* Stated problem *
Write out the whole listing exactly as it stands.

* Supplied material *
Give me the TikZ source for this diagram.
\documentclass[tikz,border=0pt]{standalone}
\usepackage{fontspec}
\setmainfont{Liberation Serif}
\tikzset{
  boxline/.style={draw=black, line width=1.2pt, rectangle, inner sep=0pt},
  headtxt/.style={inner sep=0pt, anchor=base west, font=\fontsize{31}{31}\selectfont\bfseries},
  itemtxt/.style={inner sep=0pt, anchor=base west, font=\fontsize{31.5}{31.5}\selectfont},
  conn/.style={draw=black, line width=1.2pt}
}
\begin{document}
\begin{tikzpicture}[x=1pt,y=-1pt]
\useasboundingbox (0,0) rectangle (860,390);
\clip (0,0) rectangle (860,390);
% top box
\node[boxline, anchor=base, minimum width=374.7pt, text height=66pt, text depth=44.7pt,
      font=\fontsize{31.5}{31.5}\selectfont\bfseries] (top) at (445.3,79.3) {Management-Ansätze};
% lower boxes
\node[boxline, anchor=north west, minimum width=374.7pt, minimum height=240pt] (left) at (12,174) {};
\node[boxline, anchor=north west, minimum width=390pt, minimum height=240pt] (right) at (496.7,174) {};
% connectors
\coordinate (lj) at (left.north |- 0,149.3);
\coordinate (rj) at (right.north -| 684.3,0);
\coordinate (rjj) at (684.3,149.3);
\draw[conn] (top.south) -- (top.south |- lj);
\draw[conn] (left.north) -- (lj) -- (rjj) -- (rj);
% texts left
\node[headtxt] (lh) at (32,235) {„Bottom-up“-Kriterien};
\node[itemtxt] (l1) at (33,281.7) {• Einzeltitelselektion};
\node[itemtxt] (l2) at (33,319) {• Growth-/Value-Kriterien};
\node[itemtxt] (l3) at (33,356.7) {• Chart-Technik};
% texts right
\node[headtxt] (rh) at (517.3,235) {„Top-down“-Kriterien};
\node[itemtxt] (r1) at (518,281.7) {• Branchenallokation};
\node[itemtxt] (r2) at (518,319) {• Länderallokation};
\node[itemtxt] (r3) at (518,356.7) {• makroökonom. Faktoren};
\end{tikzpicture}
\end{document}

* Exercise output *
Give me the TikZ source for this diagram.
\documentclass[tikz,border=0pt]{standalone}
\usepackage{fontspec}
\setmainfont{Liberation Serif}
\tikzset{
  boxline/.style={draw=black, line width=1.2pt, rectangle, inner sep=0pt},
  headtxt/.style={inner sep=0pt, anchor=base west, font=\fontsize{31}{31}\selectfont\bfseries},
  itemtxt/.style={inner sep=0pt, anchor=base west, font=\fontsize{31.5}{31.5}\selectfont},
  conn/.style={draw=black, line width=1.2pt}
}
\begin{document}
\begin{tikzpicture}[x=1pt,y=-1pt]
\useasboundingbox (0,0) rectangle (860,390);
\clip (0,0) rectangle (860,390);
% top box
\node[boxline, anchor=base, minimum width=374.7pt, text height=66pt, text depth=44.7pt,
      font=\fontsize{31.5}{31.5}\selectfont\bfseries] (top) at (445.3,79.3) {Management-Ansätze};
% lower boxes
\node[boxline, anchor=north west, minimum width=374.7pt, minimum height=240pt] (left) at (12,174) {};
\node[boxline, anchor=north west, minimum width=390pt, minimum height=240pt] (right) at (496.7,174) {};
% connectors
\coordinate (lj) at (left.north |- 0,149.3);
\coordinate (rj) at (right.north -| 684.3,0);
\coordinate (rjj) at (684.3,149.3);
\draw[conn] (top.south) -- (top.south |- lj);
\draw[conn] (left.north) -- (lj) -- (rjj) -- (rj);
% texts left
\node[headtxt] (lh) at (32,235) {„Bottom-up“-Kriterien};
\node[itemtxt] (l1) at (33,281.7) {• Einzeltitelselektion};
\node[itemtxt] (l2) at (33,319) {• Growth-/Value-Kriterien};
\node[itemtxt] (l3) at (33,356.7) {• Chart-Technik};
% texts right
\node[headtxt] (rh) at (517.3,235) {„Top-down“-Kriterien};
\node[itemtxt] (r1) at (518,281.7) {• Branchenallokation};
\node[itemtxt] (r2) at (518,319) {• Länderallokation};
\node[itemtxt] (r3) at (518,356.7) {• makroökonom. Faktoren};
\end{tikzpicture}
\end{document}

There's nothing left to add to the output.